FinCEN Files: Overhaul to global anti-money laundering system needed
The FinCEN Files show only the tip of the iceberg that is the global financial system’s vulnerability to abuse by criminals and the corrupt, Transparency International said today. Banks, regulators, law enforcement and policy makers must take decisive action to stop flows of dirty money.
The FinCEN Files investigations by BuzzFeed News and media organisations in dozens of countries, coordinated by the International Consortium of Investigative Journalists, show how major banks continued to process payments identified as being at high risk of money laundering and other crimes. Banks that had repeatedly been warned or sanctioned by U.S. regulators and had committed to strengthen their anti-money laundering frameworks repeatedly processed transactions from clients they had flagged with Suspicious Activity Reports (SARs).
Maira Martini, Research and Policy Expert on Corrupt Money Flows at Transparency International, said:
“The FinCEN Files are further proof that the global anti-money laundering system is broken. Banks are meant to be the first line of defence against corrupt money flows, but without proper supervision and accountability for banks and their employees, they have little incentive to cut off suspicious clients. It is not enough to submit poor-quality or delayed Suspicious Activity Reports and continue processing payments.”

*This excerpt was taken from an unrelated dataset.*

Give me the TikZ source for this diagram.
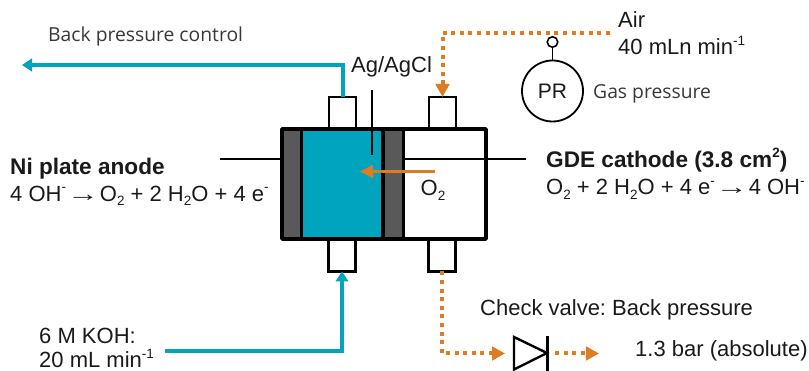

“However, the problem is actually bigger than the FinCEN Files show. We know that most of the banks involved in major corruption scandals from the past few years didn’t even file SARs, or only did so when details had already emerged in the media,” added Martini.
Occasional fines and deferred prosecution agreements have proven ineffective for stopping banks repeating the same offences over and over again. To create an effective deterrent against processing high-risks payments, Transparency International calls on all national competent authorities to quickly impose proportional and effective sanctions on banks, their employees and senior managers that breach anti-money laundering obligations.
Supervision of the banking sector must be improved worldwide, not only in the U.S. The FinCEN Files highlight financial institutions in several EU countries that also processed suspicious transactions. Better mechanisms to deal with cross-border transactions are necessary. At a minimum, national authorities must cooperate to ensure that, wherever possible, financial intelligence is shared with the country where the suspicious transaction originates.
Banks’ inability to identify the true owners of companies involved in transactions should accelerate reforms to end anonymous company ownership, Transparency International said. According to ICIJ, banks lacked information about one or more entities behind suspicious transactions in half the SARs filed to authorities.
Daniel Eriksson, Managing Director of Transparency International, said: “Once again, the tireless work of investigative journalists has helped expose a systemic failing with huge repercussions for ordinary people worldwide. At the same time, governments are attempting to silence those exposing corruption, and in nearly all countries whistleblowers are not adequately protected by law. These latest revelations should be a wake-up call for governments to get serious about holding the powerful to account and protecting those who expose the truth.”